Migrate from AWS Batch
If you're running batch embeddings, transcription, OCR, or other GPU-heavy inference on AWS Batch + GPU instances, you can move the inference half to Common Compute in an afternoon. The orchestration patterns map cleanly; only the runtime changes.
Mental model — what maps to what
AWS Batch concepts → Common Compute concepts:
- Job queue → workload (we route to capacity, you don't pick a queue)
- Job definition → workload_id + model_id (declarative; no container to maintain)
- Compute environment → none (we own the fleet — Apple Silicon, sandboxed)
- submit_job → cc.jobs.submit() / openai-compatible call (returns a job id)
- describe_jobs → cc.jobs.get(id) (same shape: state, attempts, result_uri)
- cancel_job / terminate_job → cc.jobs.cancel(id)
- S3 input bucket → R2 (presigned upload URL returned at submit time)
- CloudWatch Logs → /v1/me/logs (filterable by job id, time range)
- IAM role → API key with `inference` scope (per-key, revocable)
- Reserved capacity → priority tier (`batch` is the default)

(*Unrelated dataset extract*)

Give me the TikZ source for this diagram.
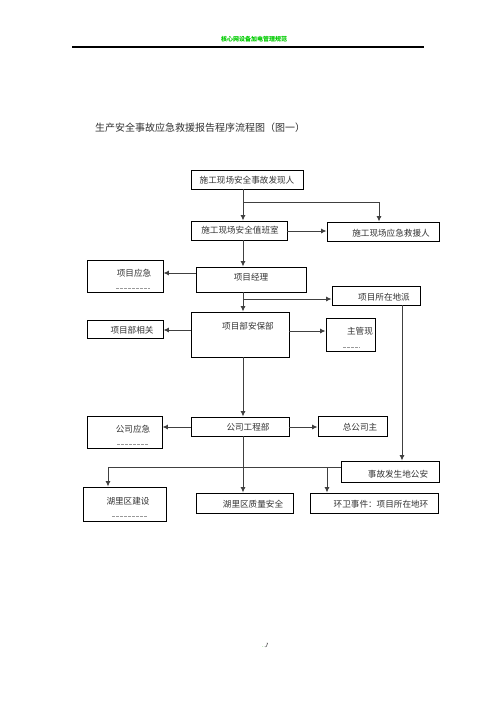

Path 1 — Drop-in shim (zero refactor)
If your code calls boto3.client('batch').submit_job(...), install the optional shim and change one import line. The shim translates submit_job/describe_jobs/list_jobs/cancel_job/terminate_job into the equivalent Common Compute calls.
The shim is a thin adapter — it does not require boto3 installed and does not call AWS. It returns response dicts shaped exactly like AWS Batch responses (jobId / jobName / status / startedAt / stoppedAt / statusReason).
Path 2 — Native SDK (cleanest)
If you can spend an hour, the native SDK is more idiomatic Python and gives you typed responses, streaming, and async support.
Path 3 — One-call replace (per file)
If you only have a handful of submit_job sites, you can call the SDK directly without the shim. The function-shape is unchanged from any other Python HTTP client.
Video pipelines (the most common AWS Batch + GPU use case)
Video transcoding and AI processing are the workloads that disproportionately drive AWS Batch + GPU instance bills. Common Compute handles them via two workloads: vt_transcode (hardware H.264/HEVC via Apple VideoToolbox) and the AI workload of your choice (whisper_ane for transcription, coreml_vision for frame analysis, mlx_image for generation, vision_ocr for screen-grab text).
AI batch jobs (embeddings, OCR, classification)
If your pipeline already uses AWS Batch to run embeddings or vision over a corpus on g5/p5 instances, the OpenAI-compatible path is even shorter than the shim.
What you don't have to manage anymore
- Container images — no ECR, no Dockerfile, no base-image patches
- Compute environments — no scaling policies, no spot interruption handling
- GPU instance availability — no waiting on p5/g5 reservations
- Cost dashboards — quotes are returned before the job runs
What changes about your pipelines
- S3 → R2: input bytes upload to a presigned URL we return; you don't manage buckets
- IAM → API keys with scopes; rotate via /app/api-keys
- VPC peering → not applicable; we expose a public HTTPS API only
- Failure semantics: tasks retry up to max_attempts (default 3), then dead_letter — same shape as AWS Batch state transitions
Cost comparison (typical)
Embeddings (bge-large) on g5.xlarge through AWS Batch: ~$0.045 per 1M tokens including instance idle. Same workload on Common Compute: $0.009 per 1M tokens. The savings come from amortizing across idle Apple Silicon instead of dedicated cloud GPU.